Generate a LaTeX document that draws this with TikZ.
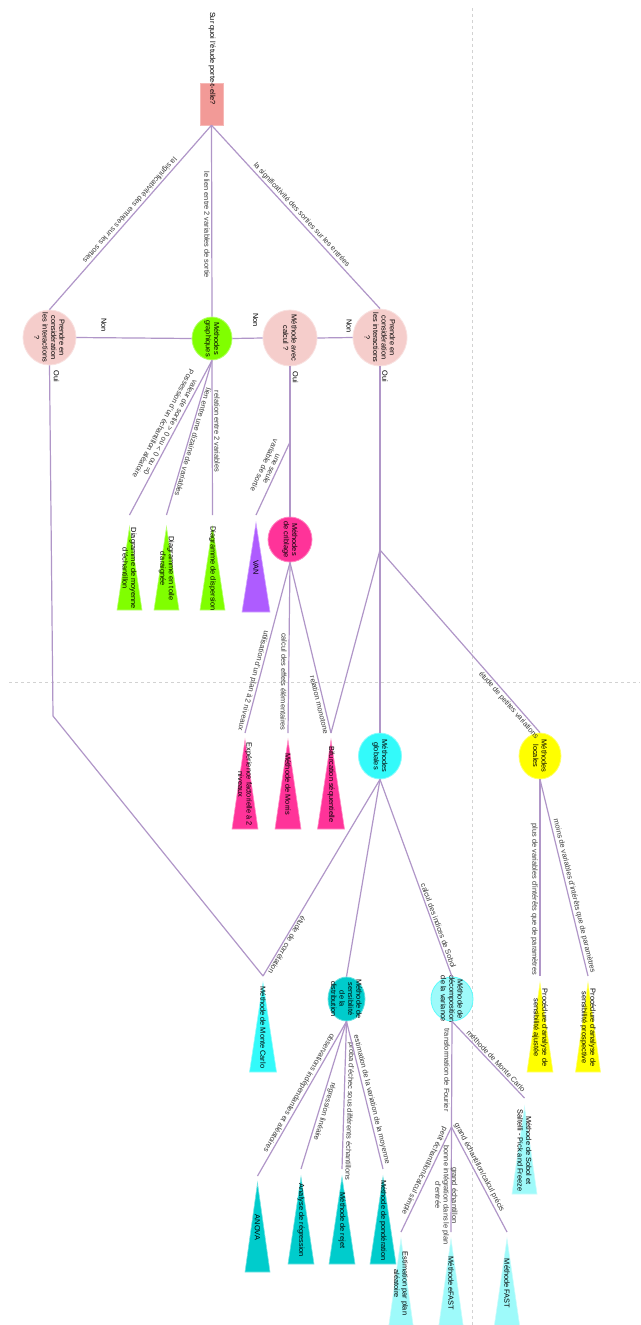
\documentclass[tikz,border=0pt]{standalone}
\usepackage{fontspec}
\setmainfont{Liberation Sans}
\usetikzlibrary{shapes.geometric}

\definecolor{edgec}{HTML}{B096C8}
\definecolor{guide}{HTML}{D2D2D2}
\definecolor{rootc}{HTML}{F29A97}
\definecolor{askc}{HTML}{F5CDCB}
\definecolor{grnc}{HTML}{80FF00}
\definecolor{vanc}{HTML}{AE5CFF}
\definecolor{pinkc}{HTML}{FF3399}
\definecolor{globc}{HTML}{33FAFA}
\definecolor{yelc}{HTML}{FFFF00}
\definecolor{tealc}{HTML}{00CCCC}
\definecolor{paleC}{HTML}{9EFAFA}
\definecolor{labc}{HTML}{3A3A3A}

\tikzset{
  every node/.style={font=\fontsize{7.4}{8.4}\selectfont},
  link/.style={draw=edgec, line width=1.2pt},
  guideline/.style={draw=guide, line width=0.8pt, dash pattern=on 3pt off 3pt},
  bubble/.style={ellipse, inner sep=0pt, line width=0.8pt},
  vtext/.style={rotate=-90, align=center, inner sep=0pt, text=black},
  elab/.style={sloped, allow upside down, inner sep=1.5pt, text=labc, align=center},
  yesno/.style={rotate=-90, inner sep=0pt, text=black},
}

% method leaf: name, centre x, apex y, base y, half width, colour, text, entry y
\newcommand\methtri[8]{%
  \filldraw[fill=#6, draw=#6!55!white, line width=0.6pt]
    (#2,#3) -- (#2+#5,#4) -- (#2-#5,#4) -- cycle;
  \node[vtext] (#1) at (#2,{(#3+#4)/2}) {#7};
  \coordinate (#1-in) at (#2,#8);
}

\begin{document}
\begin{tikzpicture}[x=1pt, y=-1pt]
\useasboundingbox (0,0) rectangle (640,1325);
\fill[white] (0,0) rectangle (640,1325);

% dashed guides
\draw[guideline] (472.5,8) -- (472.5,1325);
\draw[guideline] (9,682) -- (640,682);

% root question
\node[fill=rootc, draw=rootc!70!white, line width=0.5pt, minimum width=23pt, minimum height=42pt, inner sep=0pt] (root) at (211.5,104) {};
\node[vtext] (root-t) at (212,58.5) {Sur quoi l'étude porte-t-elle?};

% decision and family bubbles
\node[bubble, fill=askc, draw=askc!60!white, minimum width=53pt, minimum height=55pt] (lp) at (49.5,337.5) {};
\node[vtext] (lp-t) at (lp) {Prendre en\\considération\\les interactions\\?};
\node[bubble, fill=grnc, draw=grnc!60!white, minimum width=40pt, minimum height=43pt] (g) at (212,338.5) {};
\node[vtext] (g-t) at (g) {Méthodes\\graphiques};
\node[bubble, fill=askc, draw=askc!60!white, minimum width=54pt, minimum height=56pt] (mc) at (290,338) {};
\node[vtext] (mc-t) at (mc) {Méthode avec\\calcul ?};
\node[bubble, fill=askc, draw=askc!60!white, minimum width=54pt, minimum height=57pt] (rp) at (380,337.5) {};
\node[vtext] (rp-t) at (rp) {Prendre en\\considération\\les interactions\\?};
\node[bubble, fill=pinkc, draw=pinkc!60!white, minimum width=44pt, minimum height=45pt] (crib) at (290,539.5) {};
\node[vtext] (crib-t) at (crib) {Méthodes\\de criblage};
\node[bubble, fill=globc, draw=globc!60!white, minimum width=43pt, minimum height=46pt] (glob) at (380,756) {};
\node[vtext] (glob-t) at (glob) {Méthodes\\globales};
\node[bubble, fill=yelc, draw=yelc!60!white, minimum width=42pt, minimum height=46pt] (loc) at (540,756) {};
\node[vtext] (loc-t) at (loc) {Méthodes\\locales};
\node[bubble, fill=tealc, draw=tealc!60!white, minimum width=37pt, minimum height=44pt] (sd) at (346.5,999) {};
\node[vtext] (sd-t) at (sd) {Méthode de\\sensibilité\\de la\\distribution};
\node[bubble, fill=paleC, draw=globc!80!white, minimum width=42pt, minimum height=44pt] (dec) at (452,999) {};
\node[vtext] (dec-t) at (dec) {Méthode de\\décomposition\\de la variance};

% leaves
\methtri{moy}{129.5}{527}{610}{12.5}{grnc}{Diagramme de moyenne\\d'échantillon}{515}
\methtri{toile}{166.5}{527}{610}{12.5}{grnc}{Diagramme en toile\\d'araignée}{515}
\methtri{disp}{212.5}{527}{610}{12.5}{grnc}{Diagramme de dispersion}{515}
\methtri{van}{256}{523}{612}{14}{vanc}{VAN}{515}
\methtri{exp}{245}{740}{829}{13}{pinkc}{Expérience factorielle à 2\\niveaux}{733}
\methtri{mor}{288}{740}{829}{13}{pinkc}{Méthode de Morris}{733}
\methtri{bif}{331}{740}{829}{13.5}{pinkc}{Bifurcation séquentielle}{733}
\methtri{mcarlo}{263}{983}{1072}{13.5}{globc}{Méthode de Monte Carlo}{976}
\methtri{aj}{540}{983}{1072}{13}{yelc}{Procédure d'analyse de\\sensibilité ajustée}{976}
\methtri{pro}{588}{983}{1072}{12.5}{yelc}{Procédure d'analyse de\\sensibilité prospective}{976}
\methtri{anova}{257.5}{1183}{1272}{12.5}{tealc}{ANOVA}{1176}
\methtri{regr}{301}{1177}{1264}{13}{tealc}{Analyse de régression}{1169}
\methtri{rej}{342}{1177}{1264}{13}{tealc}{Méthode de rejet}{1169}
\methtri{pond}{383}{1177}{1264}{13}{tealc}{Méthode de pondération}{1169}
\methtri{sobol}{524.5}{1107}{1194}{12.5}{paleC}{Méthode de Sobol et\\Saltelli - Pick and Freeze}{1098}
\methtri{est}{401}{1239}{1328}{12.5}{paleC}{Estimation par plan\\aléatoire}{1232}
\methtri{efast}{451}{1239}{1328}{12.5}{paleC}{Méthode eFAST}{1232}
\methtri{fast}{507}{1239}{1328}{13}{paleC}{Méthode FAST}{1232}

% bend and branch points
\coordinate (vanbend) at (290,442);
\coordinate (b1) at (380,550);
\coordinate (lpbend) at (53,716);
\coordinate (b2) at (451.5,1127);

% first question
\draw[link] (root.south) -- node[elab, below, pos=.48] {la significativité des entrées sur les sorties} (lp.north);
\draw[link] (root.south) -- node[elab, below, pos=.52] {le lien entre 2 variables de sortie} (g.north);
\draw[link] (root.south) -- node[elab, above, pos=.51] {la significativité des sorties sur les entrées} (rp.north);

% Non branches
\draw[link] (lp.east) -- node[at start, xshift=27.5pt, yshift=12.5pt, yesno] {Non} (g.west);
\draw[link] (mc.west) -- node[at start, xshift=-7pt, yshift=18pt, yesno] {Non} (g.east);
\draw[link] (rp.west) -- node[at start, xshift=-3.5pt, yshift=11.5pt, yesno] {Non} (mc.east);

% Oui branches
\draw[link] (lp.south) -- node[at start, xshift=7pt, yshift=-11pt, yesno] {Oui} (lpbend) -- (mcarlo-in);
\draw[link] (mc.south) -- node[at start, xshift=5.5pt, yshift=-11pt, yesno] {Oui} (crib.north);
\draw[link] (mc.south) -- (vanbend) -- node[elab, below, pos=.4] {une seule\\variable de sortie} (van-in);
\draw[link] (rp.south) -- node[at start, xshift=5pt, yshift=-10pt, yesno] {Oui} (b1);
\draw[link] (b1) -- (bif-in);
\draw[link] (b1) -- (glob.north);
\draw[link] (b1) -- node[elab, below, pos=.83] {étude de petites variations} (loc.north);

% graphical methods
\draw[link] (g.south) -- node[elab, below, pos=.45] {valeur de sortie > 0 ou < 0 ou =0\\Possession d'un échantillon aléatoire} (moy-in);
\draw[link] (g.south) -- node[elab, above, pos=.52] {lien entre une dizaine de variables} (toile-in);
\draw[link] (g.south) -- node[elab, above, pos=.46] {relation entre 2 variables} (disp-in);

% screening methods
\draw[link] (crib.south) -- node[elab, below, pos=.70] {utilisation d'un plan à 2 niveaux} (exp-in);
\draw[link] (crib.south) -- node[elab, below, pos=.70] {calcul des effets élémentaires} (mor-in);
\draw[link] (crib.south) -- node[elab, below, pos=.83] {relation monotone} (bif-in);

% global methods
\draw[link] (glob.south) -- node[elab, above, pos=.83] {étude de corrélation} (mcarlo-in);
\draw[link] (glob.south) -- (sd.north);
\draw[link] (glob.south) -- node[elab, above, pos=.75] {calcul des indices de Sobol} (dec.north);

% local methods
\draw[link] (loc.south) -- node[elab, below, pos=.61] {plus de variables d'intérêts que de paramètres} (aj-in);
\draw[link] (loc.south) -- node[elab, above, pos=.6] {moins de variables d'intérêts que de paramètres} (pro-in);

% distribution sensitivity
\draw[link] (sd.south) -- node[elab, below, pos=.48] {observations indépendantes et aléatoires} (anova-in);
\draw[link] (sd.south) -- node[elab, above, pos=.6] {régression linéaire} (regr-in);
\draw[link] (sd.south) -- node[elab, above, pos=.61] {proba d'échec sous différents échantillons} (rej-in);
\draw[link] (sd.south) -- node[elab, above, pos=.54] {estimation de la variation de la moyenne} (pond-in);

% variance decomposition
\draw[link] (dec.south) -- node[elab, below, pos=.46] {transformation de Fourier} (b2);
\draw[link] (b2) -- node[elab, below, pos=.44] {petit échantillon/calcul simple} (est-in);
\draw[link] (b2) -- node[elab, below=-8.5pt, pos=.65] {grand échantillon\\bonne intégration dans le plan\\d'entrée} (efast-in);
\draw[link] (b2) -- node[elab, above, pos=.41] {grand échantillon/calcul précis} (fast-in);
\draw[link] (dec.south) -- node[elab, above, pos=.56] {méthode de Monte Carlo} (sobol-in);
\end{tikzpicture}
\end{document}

★ ★ ★ ★ ★ ★ ★

» **STATED PROBLEM**
Leave the pictures out and reproduce exactly the lines from the top of the listing above through the line with "(root-t) at (212,58.5)".

» **EXPECTED OUTPUT**
Generate a LaTeX document that draws this with TikZ.
\documentclass[tikz,border=0pt]{standalone}
\usepackage{fontspec}
\setmainfont{Liberation Sans}
\usetikzlibrary{shapes.geometric}

\definecolor{edgec}{HTML}{B096C8}
\definecolor{guide}{HTML}{D2D2D2}
\definecolor{rootc}{HTML}{F29A97}
\definecolor{askc}{HTML}{F5CDCB}
\definecolor{grnc}{HTML}{80FF00}
\definecolor{vanc}{HTML}{AE5CFF}
\definecolor{pinkc}{HTML}{FF3399}
\definecolor{globc}{HTML}{33FAFA}
\definecolor{yelc}{HTML}{FFFF00}
\definecolor{tealc}{HTML}{00CCCC}
\definecolor{paleC}{HTML}{9EFAFA}
\definecolor{labc}{HTML}{3A3A3A}

\tikzset{
  every node/.style={font=\fontsize{7.4}{8.4}\selectfont},
  link/.style={draw=edgec, line width=1.2pt},
  guideline/.style={draw=guide, line width=0.8pt, dash pattern=on 3pt off 3pt},
  bubble/.style={ellipse, inner sep=0pt, line width=0.8pt},
  vtext/.style={rotate=-90, align=center, inner sep=0pt, text=black},
  elab/.style={sloped, allow upside down, inner sep=1.5pt, text=labc, align=center},
  yesno/.style={rotate=-90, inner sep=0pt, text=black},
}

% method leaf: name, centre x, apex y, base y, half width, colour, text, entry y
\newcommand\methtri[8]{%
  \filldraw[fill=#6, draw=#6!55!white, line width=0.6pt]
    (#2,#3) -- (#2+#5,#4) -- (#2-#5,#4) -- cycle;
  \node[vtext] (#1) at (#2,{(#3+#4)/2}) {#7};
  \coordinate (#1-in) at (#2,#8);
}

\begin{document}
\begin{tikzpicture}[x=1pt, y=-1pt]
\useasboundingbox (0,0) rectangle (640,1325);
\fill[white] (0,0) rectangle (640,1325);

% dashed guides
\draw[guideline] (472.5,8) -- (472.5,1325);
\draw[guideline] (9,682) -- (640,682);

% root question
\node[fill=rootc, draw=rootc!70!white, line width=0.5pt, minimum width=23pt, minimum height=42pt, inner sep=0pt] (root) at (211.5,104) {};
\node[vtext] (root-t) at (212,58.5) {Sur quoi l'étude porte-t-elle?};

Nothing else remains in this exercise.